# Task objective:
Exactly how many lines have the word "chart"? Answer with the bare number.

# Collected data:
◆ ◆ ◆ ◆ ◆ ◆ ◆

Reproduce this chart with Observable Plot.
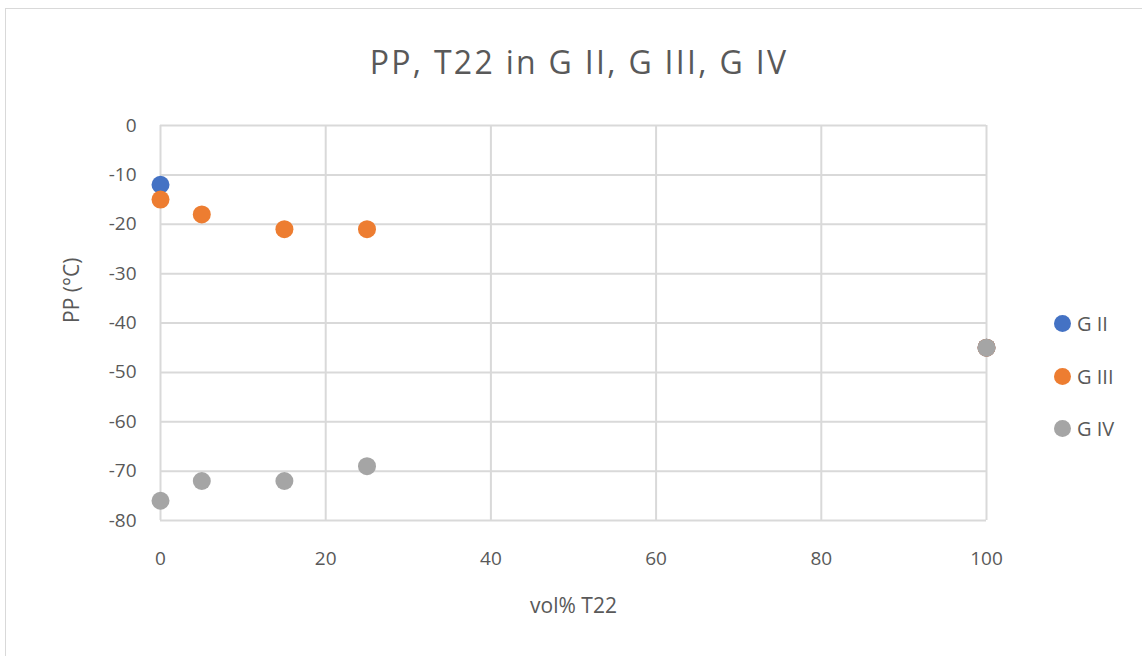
<!DOCTYPE html>
<html><head><meta charset="utf-8">
<script src="https://cdn.jsdelivr.net/npm/d3@7"></script>
<script src="https://cdn.jsdelivr.net/npm/@observablehq/plot@0.6"></script>
<style>
body{margin:0;background:#fff;font-family:"Open Sans",sans-serif;}
#wrap{position:relative;width:1142px;height:656px;overflow:hidden;}
#frame{position:absolute;left:5px;top:8px;width:1160px;height:700px;border:1px solid #d9d9d9;box-sizing:border-box;}
#title{position:absolute;left:0;width:1158px;top:40px;text-align:center;font-size:32px;color:#595959;letter-spacing:2.3px;}
#chart{position:absolute;left:0;top:0;}
#legend{position:absolute;left:1054px;top:0;font-size:20px;color:#595959;}
.li{position:absolute;left:0;display:flex;align-items:center;height:30px;margin-top:-15px;white-space:nowrap;}
.li span.m{display:inline-block;width:17px;height:17px;border-radius:50%;margin-right:6px;}
</style></head>
<body><div id="wrap"><div id="frame"></div><div id="title">PP, T22 in G II, G III, G IV</div><div id="chart"></div><div id="legend"></div></div>
<script>
const seriesNames = ["G II", "G III", "G IV"];
const seriesColors = ["#4472C4", "#ED7D31", "#A5A5A5"];
const volGII = [0, 100];
const ppGII = [-12, -45];
const volGIII = [0, 5, 15, 25, 100];
const ppGIII = [-15, -18, -21, -21, -45];
const volGIV = [0, 5, 15, 25, 100];
const ppGIV = [-76, -72, -72, -69, -45];
const xTicks = [0, 20, 40, 60, 80, 100];
const yTicks = [0, -10, -20, -30, -40, -50, -60, -70, -80];
const xTitle = "vol% T22";
const yTitle = "PP (°C)";

const data = [];
[[volGII, ppGII], [volGIII, ppGIII], [volGIV, ppGIV]].forEach(([xs, ys], i) => {
  xs.forEach((x, j) => data.push({series: seriesNames[i], vol: x, pp: ys[j]}));
});

const fmt = d => String(d);
const plot = Plot.plot({
  width: 1142, height: 656,
  marginLeft: 160, marginRight: 156, marginTop: 125, marginBottom: 136,
  style: {fontFamily: "Open Sans, sans-serif", fontSize: "19px", color: "#595959", background: "transparent"},
  x: {domain: [0, 100]},
  y: {domain: [-80, 0]},
  color: {domain: seriesNames, range: seriesColors},
  marks: [
    Plot.gridX(xTicks, {stroke: "#d9d9d9", strokeOpacity: 1, strokeWidth: 2}),
    Plot.gridY(yTicks, {stroke: "#d9d9d9", strokeOpacity: 1, strokeWidth: 2}),
    Plot.axisX({ticks: xTicks, tickSize: 0, tickPadding: 31, tickFormat: fmt, label: null, fontSize: 19}),
    Plot.axisY({ticks: yTicks, tickSize: 0, tickPadding: 24, tickFormat: fmt, label: null, fontSize: 19}),
    Plot.text([xTitle], {frameAnchor: "bottom", dy: 92, fontSize: 21, fill: "#595959"}),
    Plot.text([yTitle], {frameAnchor: "left", dx: -88, rotate: -90, fontSize: 21, fill: "#595959"}),
    Plot.dot(data, {x: "vol", y: "pp", fill: "series", r: 9})
  ]
});
document.getElementById("chart").appendChild(plot);

const legTops = [323, 376, 428];
const leg = document.getElementById("legend");
seriesNames.forEach((n, i) => {
  const d = document.createElement("div");
  d.className = "li";
  d.style.top = legTops[i] + "px";
  d.innerHTML = `<span class="m" style="background:${seriesColors[i]}"></span><span>${n}</span>`;
  leg.appendChild(d);
});
</script></body></html>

◆ ◆ ◆ ◆ ◆ ◆ ◆

# Answer to the problem:
4